George Gatehouse

Personal information
- Full name: George Henry Gatehouse
- Born: 20 June 1864 Sorell, Tasmania, Australia
- Died: 25 January 1947 (aged 82) Toorak, Melbourne, Australia
- Batting: Right-handed
- Role: Wicketkeeper-batsman

Domestic team information
- 1883/84-1899/1900: Tasmania

Career statistics
| Competition | First-class |
| Matches | 14 |
| Runs scored | 547 |
| Batting average | 21.03 |
| 100s/50s | 1/2 |
| Top score | 105 |
| Balls bowled | 14 |
| Wickets | 0 |
| Bowling average | – |
| 5 wickets in innings | 0 |
| 10 wickets in match | 0 |
| Best bowling | – |
| Catches/stumpings | 12/1 |
- Source: Cricinfo, 17 September 2025

= George Gatehouse =

Australian cricketer (1864–1947)

George Henry Gatehouse (20 June 1864 – 25 January 1947) was an Australian cricketer of the 1880s and 1890s who became a senior figure in the Commonwealth Public Service in Melbourne.

==Career==
Gatehouse played 14 first-class matches for Tasmania between 1883 and 1900. He made his first-class debut on Tasmania's tour of New Zealand in 1883–84. In the second match against Otago he became only the second batsman in New Zealand first-class cricket to carry his bat, batting throughout the second innings to finish 54 not out in an innings total of 146. Later in his career he kept wicket, and was later considered one of Tasmania's best wicketkeepers. He made his highest score of 105 in his last first-class match, against New South Wales in the 1899/1900 season.

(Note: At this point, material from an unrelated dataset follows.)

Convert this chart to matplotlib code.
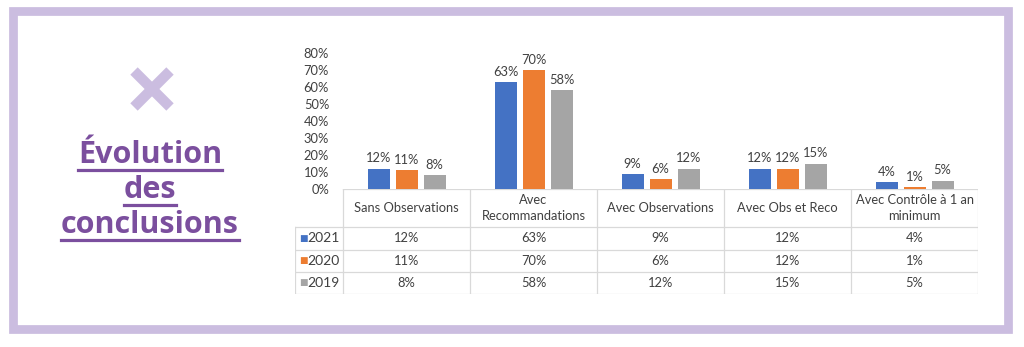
import matplotlib.pyplot as plt
import numpy as np
from matplotlib.patches import Rectangle
from matplotlib.lines import Line2D

# data
categories = ["Sans Observations", "Avec\nRecommandations", "Avec Observations",
              "Avec Obs et Reco", "Avec Contrôle à 1 an\nminimum"]
years = ["2021", "2020", "2019"]
v2021 = [12, 63, 9, 12, 4]
v2020 = [11, 70, 6, 12, 1]
v2019 = [8, 58, 12, 15, 5]
yticks = [0, 10, 20, 30, 40, 50, 60, 70, 80]
title_lines = ["Évolution", "des", "conclusions"]

colors = ["#4472C4", "#ED7D31", "#A5A5A5"]
txt = "#404040"
grid = "#d9d9d9"
lav = "#cbbde0"
purple = "#7b4f9e"
W, H = 1024, 347
fs = 9.3

fig = plt.figure(figsize=(W / 100, H / 100), dpi=100)
fig.patch.set_facecolor("white")


def fx(px):
    return px / W


def fy(py):
    return 1 - py / H


# lavender frame
fig.patches.append(Rectangle((fx(12.5), fy(329)), fx(1008) - fx(12.5), fy(11) - fy(329),
                             transform=fig.transFigure, fill=False, ec=lav, lw=6.3))

# cross mark
for (x0, y0, x1, y1) in [(134, 71, 170, 107), (134, 107, 170, 71)]:
    fig.lines.append(Line2D([fx(x0), fx(x1)], [fy(y0), fy(y1)], transform=fig.transFigure,
                            color=lav, lw=7.5, solid_capstyle="butt"))

# title, underlined
baselines = [163, 198, 233]
fig.canvas.draw()
r = fig.canvas.get_renderer()
for line, b in zip(title_lines, baselines):
    t = fig.text(fx(150), fy(b), line, ha="center", va="baseline", fontsize=22,
                 fontweight="bold", color=purple, family="Open Sans")
    bb = t.get_window_extent(renderer=r)
    fig.lines.append(Line2D([bb.x0 / W, bb.x1 / W], [fy(b + 7), fy(b + 7)],
                            transform=fig.transFigure, color=purple, lw=2.3))

# bar chart
L, R, T, B = 343, 978, 53, 189
ax = fig.add_axes([fx(L), fy(B), fx(R) - fx(L), fy(T) - fy(B)])
x = np.arange(len(categories))
step = 28 / 127
bw = 22 / 127
for i, (vals, c) in enumerate(zip([v2021, v2020, v2019], colors)):
    bars = ax.bar(x + (i - 1) * step, vals, bw, color=c)
    for rect, v in zip(bars, vals):
        ax.annotate(f"{v}%", (rect.get_x() + rect.get_width() / 2, v), xytext=(0, 3),
                    textcoords="offset points", ha="center", va="bottom",
                    fontsize=fs, color=txt, family="Lato")
ax.set_xlim(-0.5, len(categories) - 0.5)
ax.set_ylim(0, 80)
ax.set_yticks(yticks)
ax.set_yticklabels([f"{v}%" for v in yticks], fontsize=fs, color=txt, family="Lato")
ax.tick_params(axis="y", length=0, pad=10)
ax.set_xticks([])
for s in ax.spines.values():
    s.set_visible(False)
ax.patch.set_alpha(0)

# data table below
TL, TB = 295, 294
tax = fig.add_axes([fx(TL), fy(TB), fx(R) - fx(TL), fy(B) - fy(TB)])
lab_w = (L - TL) / 127
tax.set_xlim(-0.5 - lab_w, len(categories) - 0.5)
tax.set_ylim(TB - B, 0)
tax.axis("off")
rows = [0, 38, 61, 83, 105]
edges = np.arange(len(categories) + 1) - 0.5
kw = dict(color=grid, lw=0.9)
tax.plot([edges[0], edges[-1]], [0, 0], **kw)
for yy in rows[1:]:
    tax.plot([-0.5 - lab_w, edges[-1]], [yy, yy], **kw)
for xx in edges:
    tax.plot([xx, xx], [0, rows[-1]], **kw)
tax.plot([-0.5 - lab_w] * 2, [rows[1], rows[-1]], **kw)

for j, cat in enumerate(categories):
    tax.text(j, rows[1] / 2, cat, ha="center", va="center", fontsize=fs, color=txt,
             family="Lato", linespacing=1.3)
for i, (yr, vals, c) in enumerate(zip(years, [v2021, v2020, v2019], colors)):
    yc = (rows[i + 1] + rows[i + 2]) / 2
    tax.text(-0.5 - lab_w + 0.03, yc, "■", ha="left", va="center", fontsize=6.5,
             color=c, family="DejaVu Sans")
    tax.text(-0.5 - lab_w + 0.1, yc, yr, ha="left", va="center", fontsize=10,
             color=txt, family="Lato")
    for j, v in enumerate(vals):
        tax.text(j, yc, f"{v}%", ha="center", va="center", fontsize=fs, color=txt,
                 family="Lato")

fig.savefig("out.png", dpi=100)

Gatehouse worked in the Tasmanian State Audit Office, before joining the Commonwealth Audit Office and moving to live in Melbourne in 1901. On several occasions he served as acting auditor-general. When he retired in June 1929, he was Secretary and Chief Inspector of the Auditor-General's Office.

==Personal life==
Gatehouse married Florence Allanby in Cressy, Tasmania, in February 1888. They had a son and two daughters. He died at his home in the Melbourne suburb of Toorak in January 1947, aged 82.

Gatehouse's son Frank was a successful actor on stage and screen in the UK and US under the stage name "Frank Allenby". He died in 1953.